In einem Nachwort erfährt der Leser, wie es Wilhelm Brasse nach dem Ende seiner Internierung – nach der Befreiung durch die amerikanische Armee aus dem KZ Mauthausen, in das er 1945 deportiert wurde – ergangen ist.


Aufmachung des Buches
„Arbeit macht frei“ - eine der, wenn nicht sogar die denkbar grauenvollste Lüge des 20. Jahrhunderts, ist zugleich das traurige Symbol der industriellen Massenvernichtung im KZ Auschwitz. Das Tor, über dem dieser Schriftzug prangt, ist ein bekanntes Motiv, das hier auch auf dem matten Cover des gebundenen Buches Verwendung findet. Treffender hätte die Biografie von Wilhelm Brasse, dessen Porträt sich als Schwarzweiß-Fotografie ebenfalls ins Cover einfügt, nicht gestaltet werden können.

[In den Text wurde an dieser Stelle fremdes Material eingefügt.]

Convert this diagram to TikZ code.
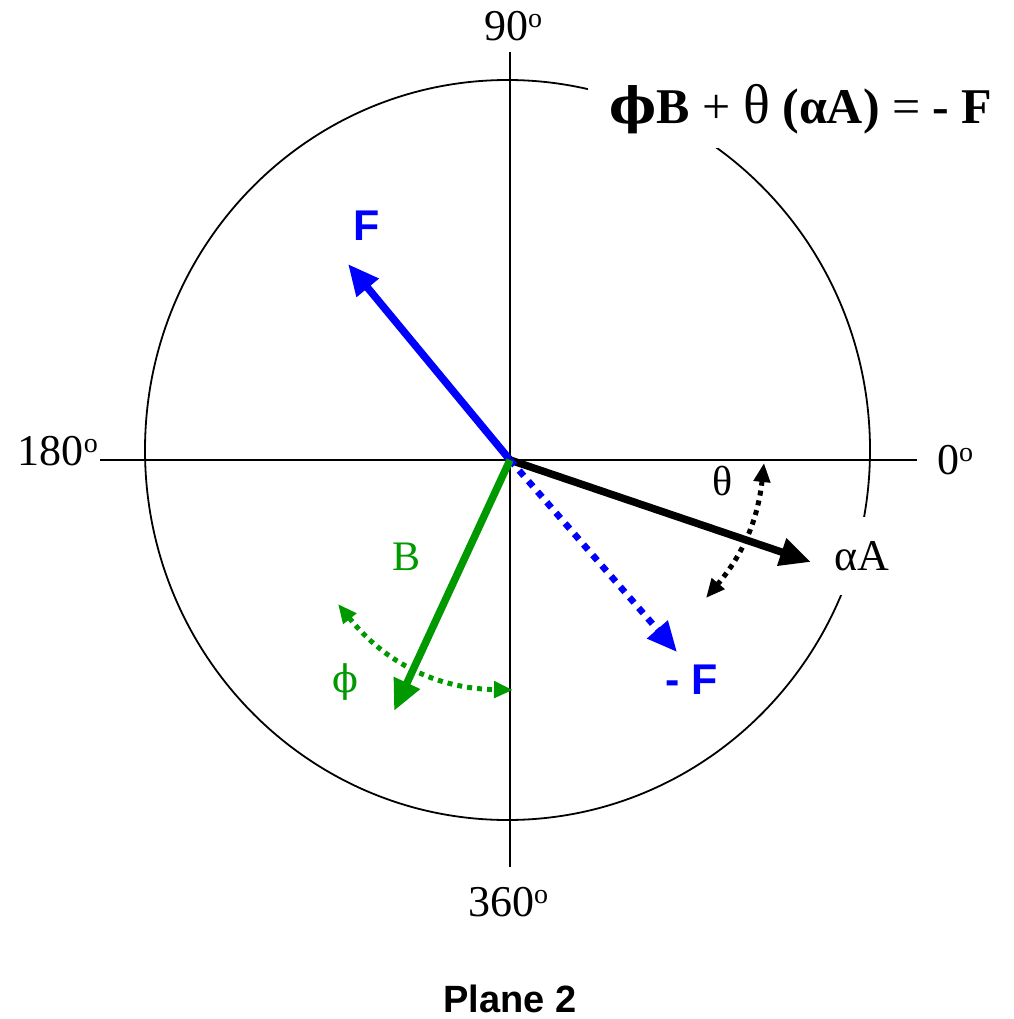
\documentclass[tikz,border=0pt]{standalone}
\usepackage{fontspec}
\setmainfont{Liberation Serif}
\newfontfamily\dvs{DejaVu Serif}
\newfontfamily\arial{Liberation Sans}
\usetikzlibrary{arrows.meta}
\definecolor{vblue}{RGB}{0,0,255}
\definecolor{vgreen}{RGB}{0,153,0}
\newcommand{\degsup}{{\fontsize{28}{30}\selectfont\raisebox{13pt}{o}}}
\tikzset{
  axisline/.style={line width=2.2pt},
  ring/.style={line width=1.8pt},
  vecline/.style={line width=7.5pt,-{Triangle[length=31pt,width=27pt]}},
  dotvec/.style={line width=6.5pt,dash pattern=on 7pt off 7pt,-{Triangle[length=30pt,width=26pt]}},
  dotarc/.style={line width=5pt,dash pattern=on 5pt off 5pt,{Triangle[length=19pt,width=16pt]}-{Triangle[length=19pt,width=16pt]}},
  coverbox/.style={fill=white,draw=none,inner sep=0pt},
  anglbl/.style={inner sep=0pt,font=\fontsize{44}{50}\selectfont},
  grklbl/.style={inner sep=0pt,font=\fontsize{42}{48}\selectfont},
  sanslbl/.style={inner sep=0pt,font=\fontsize{43}{48}\selectfont\arial\bfseries},
  eqlbl/.style={inner sep=0pt,font=\fontsize{50}{56}\selectfont\bfseries},
  ttllbl/.style={inner sep=0pt,font=\fontsize{38}{42}\selectfont\arial\bfseries}
}
\begin{document}
\begin{tikzpicture}[x=1pt,y=-1pt]
\useasboundingbox (0,0) rectangle (1013,1019);
\coordinate (O) at (510,460);
\coordinate (xl) at (100,460);
\coordinate (xr) at (917,460);
\coordinate (yt) at (510,52);
\coordinate (yb) at (510,867);
% axes and circle
\draw[axisline] (xl) -- (xr);
\draw[axisline] (yt) -- (yb);
\draw[ring] (507.5,450) ellipse [x radius=362.5, y radius=370];
% white boxes that break the circle
\node[coverbox,minimum width=425pt,minimum height=88pt] (eqbox) at (800,104) {};
\node[coverbox,minimum width=64pt,minimum height=78pt] (aabox) at (862,556) {};
% angle labels
\node[anglbl,anchor=base] (l90) at (513,41) {90\degsup};
\node[anglbl,anchor=base east] (l180) at (98,465) {180\degsup};
\node[anglbl,anchor=base west] (l0) at (937,474) {0\degsup};
\node[anglbl,anchor=base] (l360) at (508,916) {360\degsup};
% equation
\node[eqlbl,anchor=base] (eq) at (801,124) {{\dvs ϕ}B {\mdseries + {\fontsize{56}{60}\selectfont θ}} (αA) {\mdseries =} - F};
% vectors
\coordinate (Ft) at (348,264);
\coordinate (At) at (811,562);
\coordinate (mFt) at (677,652);
\coordinate (Bt) at (394,711);
\draw[vecline,vblue] (O) -- (Ft);
\draw[vecline,black] (O) -- (At);
\draw[dotvec,vblue] (O) -- (mFt);
\draw[vecline,vgreen] (O) -- (Bt);
% angle arcs
\coordinate (th1) at (764,463);
\coordinate (th2) at (706,598);
\draw[dotarc,black] (th1) to[bend left=17] (th2);
\coordinate (ph1) at (338,604);
\coordinate (ph2) at (513,690);
\draw[dotarc,vgreen] (ph1) to[bend right=25] (ph2);
% vector labels
\node[sanslbl,text=vblue] (lF) at (367,226) {F};
\node[sanslbl,text=vblue] (lmF) at (692,680) {- F};
\node[grklbl] (lth) at (723,481) {θ};
\node[grklbl,font=\fontsize{44}{50}\selectfont] (lA) at (862,556) {αA};
\node[grklbl,text=vgreen] (lB) at (407,557) {B};
\node[grklbl,text=vgreen,font=\fontsize{38}{44}\selectfont\dvs] (lph) at (345,682) {ϕ};
% title
\node[ttllbl,anchor=base] (ttl) at (510,1012) {Plane 2};
\end{tikzpicture}
\end{document}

Ab dem 8. Kapitel begleiten vereinzelt Fotografien von Opfern und Tätern sowie Skizzen den Bericht. Abgerundet wird das Buch mit Kurzbiografien von SS-Männern, denen Wilhelm Brasse in Auschwitz begegnete, sowie einem Glossar mit Erläuterungen zu bestimmten Begriffen.


Fazit
Das (Über)Leben Wilhelm Brasses in Auschwitz-Birkenau ist ein betroffen machendes, erschütterndes Zeitdokument, eine sehr persönliche Biografie und eine Beschreibung der schrecklichen Geschichte des Konzentrationslagers Auschwitz. Nicht nur für junge Leser ein wichtiges Buch gegen das Vergessen des Holocausts.